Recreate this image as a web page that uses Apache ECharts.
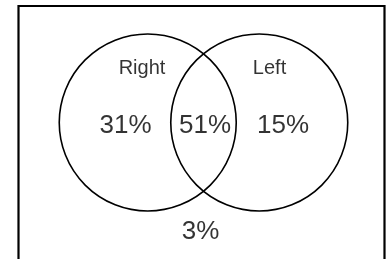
<!DOCTYPE html>
<html>
<head>
<meta charset="utf-8">
<script src="https://cdn.jsdelivr.net/npm/echarts@6/dist/echarts.min.js"></script>
<style>
  html, body { margin: 0; padding: 0; background: #fff; }
  #main { width: 391px; height: 259px; }
</style>
</head>
<body>
<div id="main"></div>
<script>
// circles, in units of the circle radius
var setNames = ['Right', 'Left'];
var setX = [-0.63, 0.63];
var setY = [0, 0];
var setR = [1, 1];
var setLabelX = [-0.695, 0.746];
var setLabelY = [0.616, 0.616];

// region shares (%), Right only / both / Left only / neither
var regionValues = [31, 51, 15, 3];
var regionX = [-0.881, 0.017, 0.898, -0.034];
var regionY = [-0.034, -0.034, -0.034, -1.237];

var chart = echarts.init(document.getElementById('main'));

var circleData = setX.map(function (x, i) { return [x, setY[i], setR[i]]; });
var setLabelData = setNames.map(function (n, i) { return { name: n, value: [setLabelX[i], setLabelY[i]] }; });
var regionData = regionValues.map(function (v, i) { return { name: v + '%', value: [regionX[i], regionY[i]] }; });

var font = 'Liberation Sans, Helvetica, Arial, sans-serif';

chart.setOption({
  animation: false,
  grid: { left: 0, right: 0, top: 0, bottom: 0 },
  xAxis: { type: 'value', min: -2.2994, max: 2.1186, show: false },
  yAxis: { type: 'value', min: -1.5424, max: 1.3842, show: false },
  graphic: [{
    type: 'rect',
    shape: { x: 18.5, y: 6, width: 366, height: 300 },
    style: { fill: 'none', stroke: '#000', lineWidth: 2.2 }
  }],
  series: [
    {
      type: 'custom',
      data: circleData,
      renderItem: function (params, api) {
        var c = api.coord([api.value(0), api.value(1)]);
        var s = api.size([api.value(2), api.value(2)]);
        return {
          type: 'circle',
          shape: { cx: c[0], cy: c[1], r: s[0] },
          style: { fill: 'none', stroke: '#000', lineWidth: 1.6 }
        };
      }
    },
    {
      type: 'scatter',
      symbolSize: 0,
      data: setLabelData,
      label: {
        show: true, position: 'inside', formatter: '{b}',
        color: '#000', fontSize: 20, fontFamily: font
      }
    },
    {
      type: 'scatter',
      symbolSize: 0,
      data: regionData,
      label: {
        show: true, position: 'inside', formatter: '{b}',
        color: '#000', fontSize: 26, fontFamily: font
      }
    }
  ]
});
</script>
</body>
</html>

+ + + + + + +

§ **STATED TASK**:
Write out an exact copy of the listing, first line through the line containing "var setLabelY = [0.616, 0.616];", with the pictures left out.

§ **FINAL RESULT**:
Recreate this image as a web page that uses Apache ECharts.
<!DOCTYPE html>
<html>
<head>
<meta charset="utf-8">
<script src="https://cdn.jsdelivr.net/npm/echarts@6/dist/echarts.min.js"></script>
<style>
  html, body { margin: 0; padding: 0; background: #fff; }
  #main { width: 391px; height: 259px; }
</style>
</head>
<body>
<div id="main"></div>
<script>
// circles, in units of the circle radius
var setNames = ['Right', 'Left'];
var setX = [-0.63, 0.63];
var setY = [0, 0];
var setR = [1, 1];
var setLabelX = [-0.695, 0.746];
var setLabelY = [0.616, 0.616];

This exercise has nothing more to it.